What is unique in my experience is really only
rare. Given the same combination of
conditions and events, the effect on someone
else could be same. In this way I am identical
to every other being. The part of me that is
unique does not reside in experience or
reaction at all, but in what I choose to retain of
it, from it, create with it.
I am at the breakfast table near the kitchen window overlooking the deep lawn that leads back to
the woods. The fog is thinning and lifting in the first rays of the sun to break over the trees,
revealing how green and lush the yard is. Indeed, a woodchuck is grazing down by the shed.
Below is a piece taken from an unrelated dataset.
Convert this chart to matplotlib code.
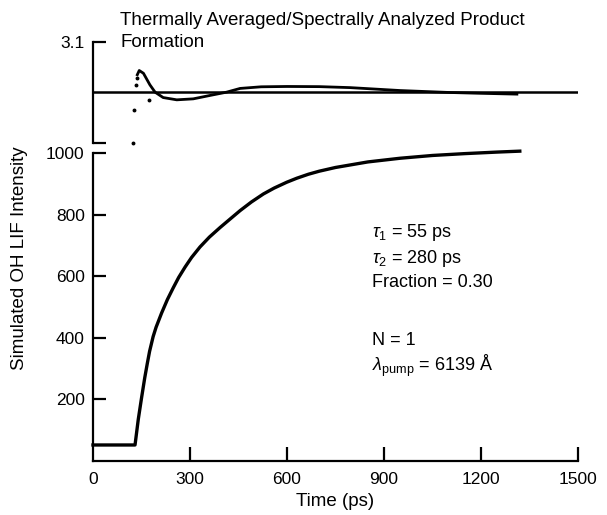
"""Simulated OH LIF rise with residual panel on top."""
import matplotlib.pyplot as plt
import matplotlib as mpl

mpl.rcParams.update({
    "font.family": ["Liberation Sans", "DejaVu Sans"],
    "font.size": 12,
    "mathtext.fontset": "custom",
    "mathtext.rm": "Liberation Sans",
    "mathtext.it": "Liberation Sans:italic",
    "axes.linewidth": 1.6,
})

# fitted intensity curve
t_fit = [0, 130, 140, 150, 160, 168, 175, 186, 195, 212, 230, 248, 265,
         285, 305, 331, 360, 393, 420, 455, 490, 527, 560, 599, 630, 666,
         700, 750, 850, 950, 1050, 1150, 1250, 1320]
I_fit = [52, 52, 135, 204, 270, 317, 356, 404, 434, 480, 524, 562, 596,
         630, 661, 695, 727, 758, 782, 813, 841, 867, 886, 905, 918, 931,
         941, 953, 971, 983, 992, 998, 1003, 1006]

# residuals, top panel
t_res = [137, 143, 156, 176, 192, 217, 259, 310, 362, 413, 455, 520, 600,
         700, 795, 950, 1104, 1200, 1311]
r_res = [1.09, 1.35, 1.18, 0.47, 0.02, -0.31, -0.45, -0.39, -0.18, 0.02,
         0.25, 0.35, 0.37, 0.36, 0.30, 0.12, 0.0, -0.05, -0.10]
t_dots = [124, 127, 133, 136, 173]
r_dots = [-3.1, -1.1, 0.49, 0.86, -0.43]

x_ticks = [0, 300, 600, 900, 1200, 1500]
y_ticks = [200, 400, 600, 800, 1000]

W, H = 607, 515
fig = plt.figure(figsize=(W / 100, H / 100), dpi=100)


def box(x0, y0, x1, y1):
    return [x0 / W, 1 - y1 / H, (x1 - x0) / W, (y1 - y0) / H]


ax = fig.add_axes(box(93, 153, 578, 461))
top = fig.add_axes(box(93, 42, 578, 143), sharex=ax)

# main panel
ax.plot(t_fit, I_fit, color="black", lw=2.4, clip_on=False,
        solid_joinstyle="round")
ax.set_xlim(0, 1500)
ax.set_ylim(0, 1000)
for s in ("top", "right"):
    ax.spines[s].set_visible(False)
ax.set_xticks(x_ticks)
ax.set_yticks(y_ticks)
ax.tick_params(axis="x", direction="in", length=10, width=1.6, pad=8,
               labelsize=12.5)
ax.tick_params(axis="y", direction="in", length=9, width=1.6, pad=6,
               labelsize=12.5)
ax.xaxis.get_major_ticks()[0].tick1line.set_visible(False)
ax.set_xlabel("Time (ps)", fontsize=13.5, labelpad=4)

ann = dict(fontsize=13, va="center", ha="left")
ax.text(863, 743, r"$\tau_1$ = 55 ps", **ann)
ax.text(863, 659, r"$\tau_2$ = 280 ps", **ann)
ax.text(863, 578, "Fraction = 0.30", **ann)
ax.text(863, 390, "N = 1", **ann)
ax.text(863, 308, r"$\lambda_{\mathrm{pump}}$ = 6139 Å", **ann)

# residual panel
top.axhline(0, color="black", lw=1.8)
top.plot(t_res, r_res, color="black", lw=2.0, solid_joinstyle="round")
top.plot(t_dots, r_dots, "o", color="black", ms=1.8, clip_on=False)
top.set_ylim(-3.1, 3.1)
for s in ("top", "right", "bottom"):
    top.spines[s].set_visible(False)
top.set_yticks([-3.1, 3.1])
top.set_yticklabels(["", "3.1"])
top.tick_params(axis="y", direction="in", length=9, width=1.6, pad=6,
                labelsize=12.5)
top.tick_params(axis="x", bottom=False, labelbottom=False)

fig.text(120 / W, 1 - 12 / H,
         "Thermally Averaged/Spectrally Analyzed Product\nFormation",
         ha="left", va="top", fontsize=13.5, linespacing=1.35)
fig.text(20 / W, 1 - 258 / H, "Simulated OH LIF Intensity", rotation=90,
         ha="center", va="center", fontsize=13.5)

fig.savefig("out.png", dpi=100, facecolor="white")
Here, near the house, there are two small birds alternating at the birdfeeder. Three baby rabbits
run into view and begin racing after each other under the old chestnut tree. They are very funny
to watch. They dash about in circles in the grass and then pop straight up, at least two feet into
the air, again and again, clearly enjoying everything that their little legs can do for them. They
continue to pop up, over and around each other for a long time, until finally, exhausted, they flop
down, panting, and lay back in the grass. I realize that there are experiences I wouldn't miss for
the world, even though they may have happened to many other people.
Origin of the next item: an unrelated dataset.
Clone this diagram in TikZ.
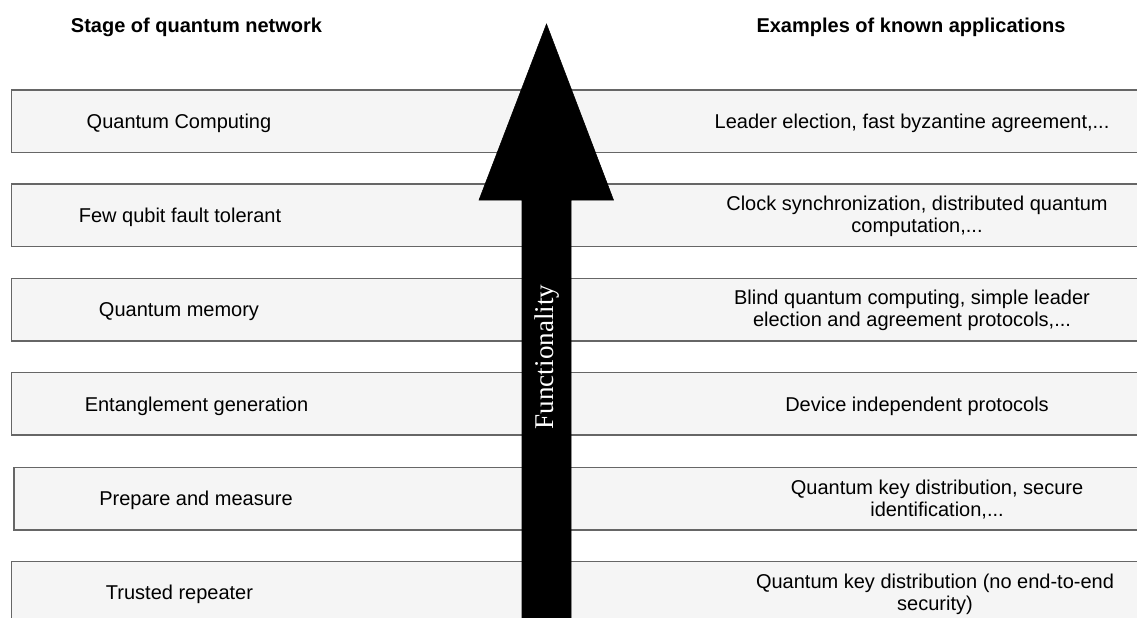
\documentclass[tikz,border=0pt]{standalone}
\usepackage{fontspec}
\setmainfont{Liberation Sans}
\newfontfamily\arrowfont{Liberation Serif}
\usepackage{xcolor}
\usepackage{tikz}
\usetikzlibrary{positioning}
\definecolor{stagefill}{HTML}{F5F5F5}
\definecolor{stageline}{HTML}{666666}
\tikzstyle{stage} = [rectangle, 
anchor=north west, 
minimum width=930pt, 
minimum height=46.9pt, 
inner sep=0pt, 
line width=1.2pt, 
draw=stageline, 
fill=stagefill]
\tikzstyle{boxtext} = [inner sep=0pt, 
align=center, 
font=\fontsize{15}{16.5}\selectfont]
\tikzstyle{header} = [inner sep=0pt, 
font=\fontsize{15}{16.5}\selectfont\bfseries]
\tikzstyle{bigarrow} = [fill=black, draw=black, line width=0.4pt]

\begin{document}
\begin{tikzpicture}[x=0.75pt, y=-0.75pt]
			\useasboundingbox (0,0) rectangle (1137,617);
			\clip (0,0) rectangle (1137,617);
			\node (stageHead)[header] at (196.5,27) {Stage of quantum network};
			\node (appHead)[header] at (911,27) {Examples of known applications};
			
			% stages, the boxes run on past the right edge
			\node (computing)[stage] at (10.5,89.3) {};
			\node (faultTolerant)[stage] at (10.5,183.3) {};
			\node (memory)[stage] at (10.5,277.5) {};
			\node (entanglement)[stage] at (10.5,371.7) {};
			\node (prepare)[stage] at (13.3,466.7) {};
			\node (repeater)[stage] at (10.5,560.7) {};
			
			\node (computingText)[boxtext] at (179,123) {Quantum Computing};
			\node (faultTolerantText)[boxtext] at (180,217) {Few qubit fault tolerant};
			\node (memoryText)[boxtext] at (179,311.5) {Quantum memory};
			\node (entanglementText)[boxtext] at (196.5,406) {Entanglement generation};
			\node (prepareText)[boxtext] at (196,500.5) {Prepare and measure};
			\node (repeaterText)[boxtext] at (179.5,594.5) {Trusted repeater};
			
			\node (computingApp)[boxtext] at (912,123) {Leader election, fast byzantine agreement,...};
			\node (faultTolerantApp)[boxtext] at (917,216) {Clock synchronization, distributed quantum\\computation,...};
			\node (memoryApp)[boxtext] at (912,310.5) {Blind quantum computing, simple leader\\election and agreement protocols,...};
			\node (entanglementApp)[boxtext] at (917,406) {Device independent protocols};
			\node (prepareApp)[boxtext] at (937,499.5) {Quantum key distribution, secure\\identification,...};
			\node (repeaterApp)[boxtext] at (935,594) {Quantum key distribution (no end-to-end\\security)};
			
			\draw [bigarrow] (546.5,24) -- (613.5,200) -- (571,200) -- (571,640) -- (522,640) -- (522,200) -- (479,200) -- cycle;
			\node (functionality)[rotate=90, inner sep=0pt, text=white, font=\arrowfont\fontsize{20.3}{24}\selectfont] at (547,357) {Functionality};
		\end{tikzpicture}
\end{document}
I watch the plumber closely as he replaces an old copper pipe under the stairs. Sensing my
curiosity, he instructs me. The pipe has been leaking slowly for a while. He points to the evidence,
blue-green crystals spreading along its underside. The important thing, he says, is to drain the
water out of the entire assembly.  As long as it contains water, the water will absorb all the energy
from the torch and the solder at the joints will not soften. We turn the water off. He cuts the pipe
and drains it into a bucket. The old solder now responds to the torch immediately, melting,
allowing the pipe to be removed. The new pipe is cut to fit and carefully prepared. Each end must
be bright and clean for a solid connection. The edges are beveled and ground clean of burrs and
oxides and brushed with flux. Above the blue flame of the torch, the solder liquefies suddenly and
runs unerringly into place around the joint. Where it drips and splashes onto the floor it creates
flat silver exclamations. We turn the water back on. It flows freely again, properly contained. It
reminds me that to refit myself properly, to rejoin others in a new way, I must sometimes empty
myself of the flow of emotion and events long enough to heal.
 
The tools for work with copper pipe are simple, a pipe cutter, a torch, sandpaper. The materials
are common, pipe, solder, flux. I pick these up and admire them, musing that it would be easy to
create a sculpture or a water fountain from copper pipe and funny elbows, to decorate it with
traces of liquid silver and somehow induce time and weather to create interesting blue-green
details on its surface. I may try some artful plumbing some day, just for kicks.